在病房裏的人還有vivian,她撐着下巴,“真羨慕你們男孩子之間的友誼,不像我寂寞無從對人說起,一個人孤零零的。”Vivian說的哀怨,嘆氣聲不絕於耳,隨即慧黠的大眼睛靈活的轉了轉,笑道:“不過聽說葯兒阿姨懷的是女孩子,所以你們不要羨慕我,我以後也有閨蜜可以窩在被窩裏聊天了。”
雲蕭撇開臉,似乎看自己妹妹一眼都覺得扎眼。
徐朗見了忍不住笑,發笑自然又是好一番咳嗽。
Vivian連忙拍着徐朗的背,幫他順氣,這邊雲蕭已經接了一杯水送到了徐朗唇邊。
徐朗喝了幾口,雖然還咳嗽,但相比剛才好了很多。
似是想到了什麼,vivian指着病床對面掛着的一副大型拼圖給徐朗看:“昨天聽daddy說你要來醫院,我就特意選了這幅拼圖想要送給你。蕭送你向日葵,意思不言而喻,我覺得還是送你一副笑臉圖最好,希望你每天都開開心心的。”
Vivian送的笑臉拼圖,看情形似乎很難拼湊,大大的笑臉是由無數笑臉累積而成,看得人心生暖意。
“謝謝。”徐朗原本要摸vivian的頭髮,但實在是太無力,頹然的落在床上。
Vivian別的本事沒有,就是厚臉皮無處不在,她見此情形笑了笑,自己抬手摸了摸自己的頭髮,然後呵呵笑道:“哎喲,這是誰家姑娘,烏黑秀髮光滑起來可以玩衝浪了。”
徐朗笑,終於明白雲蕭為什麼一見自己的妹妹就寒着一張臉了,實在是……不讓人省心啊!
為什麼這麼說?小小年紀如此七巧玲瓏心,將他的失落轉化為玩笑,看起來是在自娛自樂,其實卻是在引他發笑,讓他寬心。
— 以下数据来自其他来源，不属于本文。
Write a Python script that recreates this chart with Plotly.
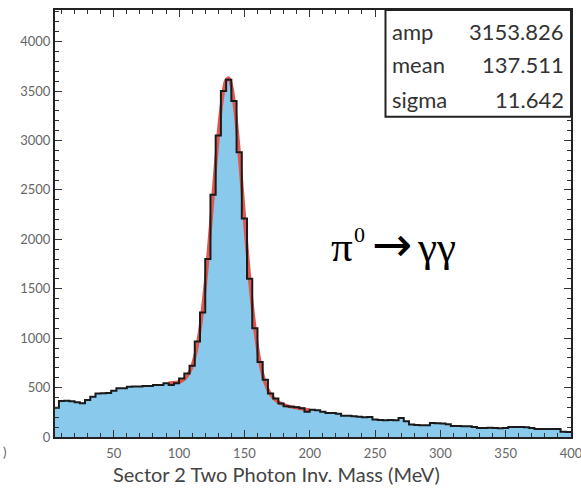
import plotly.graph_objects as go

# ---- data ----
bin_width = 4
first_edge = 4
counts = [295, 364, 366, 362, 352, 341, 374, 408, 440, 442,
          446, 469, 492, 494, 508, 510, 512, 516, 517, 526,
          527, 543, 526, 543, 592, 642, 720, 965, 1260, 1800,
          2450, 3050, 3500, 3615, 3400, 2880, 2210, 1600, 1100, 760,
          580, 440, 390, 340, 310, 305, 302, 290, 255, 275,
          270, 256, 243, 242, 236, 214, 215, 210, 206, 200,
          202, 176, 172, 170, 173, 170, 192, 160, 126, 121,
          120, 118, 142, 140, 137, 130, 112, 112, 108, 110,
          100, 92, 90, 93, 90, 88, 90, 100, 102, 100,
          98, 90, 82, 80, 80, 82, 80, 52, 50]

fit_mass = [92, 94, 96, 98, 100, 102, 104, 106, 108, 110,
            112, 114, 116, 118, 120, 122, 124, 126, 128, 130,
            132, 134, 136, 138, 140, 142, 144, 146, 148, 150,
            152, 154, 156, 158, 160, 162, 164, 166, 168, 170,
            172, 174, 176, 178, 180, 182, 184, 186, 188, 190,
            192, 194, 196, 198, 200]
fit_vals = [546, 547, 550, 552, 557, 568, 585, 614, 657, 721,
            811, 932, 1092, 1292, 1533, 1810, 2118, 2442, 2762, 3060,
            3314, 3505, 3613, 3631, 3557, 3396, 3162, 2873, 2550, 2216,
            1896, 1594, 1326, 1103, 902, 751, 633, 545, 480, 433,
            398, 373, 353, 340, 328, 318, 310, 305, 300, 295,
            290, 285, 280, 275, 270]

stat_names = ["amp", "mean", "sigma"]
stat_values = ["3153.826", "137.511", "11.642"]

x_title = "Sector 2 Two Photon Inv. Mass (MeV)"
decay_parts = ["π", "0", "→", "γγ"]   # π⁰→γγ

# ---- build ----
edges = [first_edge + bin_width * i for i in range(len(counts) + 1)]
step_y = counts + [counts[-1]]

fig = go.Figure()
fig.add_trace(go.Scatter(x=edges, y=step_y, mode="lines", line_shape="hv",
                         line=dict(width=0, color="rgba(0,0,0,0)"),
                         fill="tozeroy", fillcolor="#88C9EC", hoverinfo="skip"))
fig.add_trace(go.Scatter(x=fit_mass, y=fit_vals, mode="lines",
                         line=dict(color="#E2584E", width=3.5, shape="spline")))
fig.add_trace(go.Scatter(x=edges, y=step_y, mode="lines", line_shape="hv",
                         line=dict(color="#1a1a1a", width=2)))

tickfont = dict(family="Lato, Open Sans, sans-serif", size=13, color="#666")
axis_common = dict(showline=True, linecolor="#222", linewidth=2, mirror="ticks",
                   ticks="inside", ticklen=7, tickwidth=1.2, tickcolor="#333",
                   showgrid=False, zeroline=False, automargin=False,
                   ticklabeloverflow="allow", tickfont=tickfont)

fig.update_xaxes(range=[5, 400.01], dtick=50, tick0=0, ticklabelstandoff=3,
                 minor=dict(dtick=10, ticks="inside", ticklen=4, tickcolor="#333"),
                 **axis_common)
fig.update_yaxes(range=[0, 4320], dtick=500, tick0=0,
                 minor=dict(dtick=100, ticks="inside", ticklen=4, tickcolor="#333"),
                 **axis_common)

# stats box
fig.add_shape(type="rect", xref="x", yref="y", x0=258, x1=400, y0=3240, y1=4320,
              line=dict(color="#222", width=2), fillcolor="white", layer="above")
row_y = [4099, 3765, 3410]
statfont = dict(family="Lato, Open Sans, sans-serif", size=22, color="#333")
for name, val, yy in zip(stat_names, stat_values, row_y):
    fig.add_annotation(x=261.5, y=yy, xref="x", yref="y", text=name, showarrow=False,
                       xanchor="left", yanchor="middle", font=statfont)
    fig.add_annotation(x=396, y=yy, xref="x", yref="y", text=val, showarrow=False,
                       xanchor="right", yanchor="middle", font=statfont)

# π⁰→γγ label built from parts
serif = "Liberation Serif, serif"
part_pos = [(0.556, 0.445), (0.591, 0.475), (0.653, 0.452), (0.740, 0.445)]
part_font = [dict(family=serif, size=43, color="black"),
             dict(family=serif, size=22, color="black"),
             dict(family="DejaVu Sans, sans-serif", size=48, color="black"),
             dict(family=serif, size=43, color="black")]
for txt, (px, py), f in zip(decay_parts, part_pos, part_font):
    fig.add_annotation(x=px, y=py, xref="paper", yref="paper", text=txt, showarrow=False,
                       xanchor="center", yanchor="middle", font=f)

fig.add_annotation(x=0.43, y=0, xref="paper", yref="paper", text=x_title, showarrow=False,
                   xanchor="center", yanchor="middle", yshift=-37,
                   font=dict(family="Lato, Open Sans, sans-serif", size=20, color="#444"))

# clipped tick-label fragment at the far left edge
fig.add_annotation(x=-0.097, y=0, xref="paper", yref="paper", text=")", showarrow=False,
                   xanchor="center", yanchor="middle", yshift=-15, font=tickfont)

fig.update_layout(width=581, height=489, showlegend=False,
                  margin=dict(l=55, r=10, t=10, b=52, autoexpand=False),
                  plot_bgcolor="white", paper_bgcolor="white")

fig.write_html("out.html")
如果她拉着他的手去撫摸她的頭髮,那麼勢必會或多或少的傷害到他的自尊,這樣的方法是最好的,卻也是最滴水不露的。
都說蕭家女腹黑難測,心眼眾多,如今一看卻是蘊藏着大智慧。
她才多大?想到以後似乎就覺得太過於恐慌了。
蘇安在外間查看藥劑,徐葯兒在一旁幫忙,彷彿回到了多年前,那時候,她們還是學生,也曾像現如今一樣,穿着白大褂,蘇安注射第一道藥劑量,徐葯兒抽樣注入下一支藥劑。如今,她們都身為人母,方才覺得過往歲月行走的太過匆忙了。
蘇安沉靜開口:“元老爺子的事情,我聽說了。”
徐葯兒並沒有很意外,淡聲道:“不是什麼好事情,我就不跟你詳談了。”
“有關於勸慰的話語,我想你並不需要,我也不太擅長說,所以我也不跟你繞口舌了。”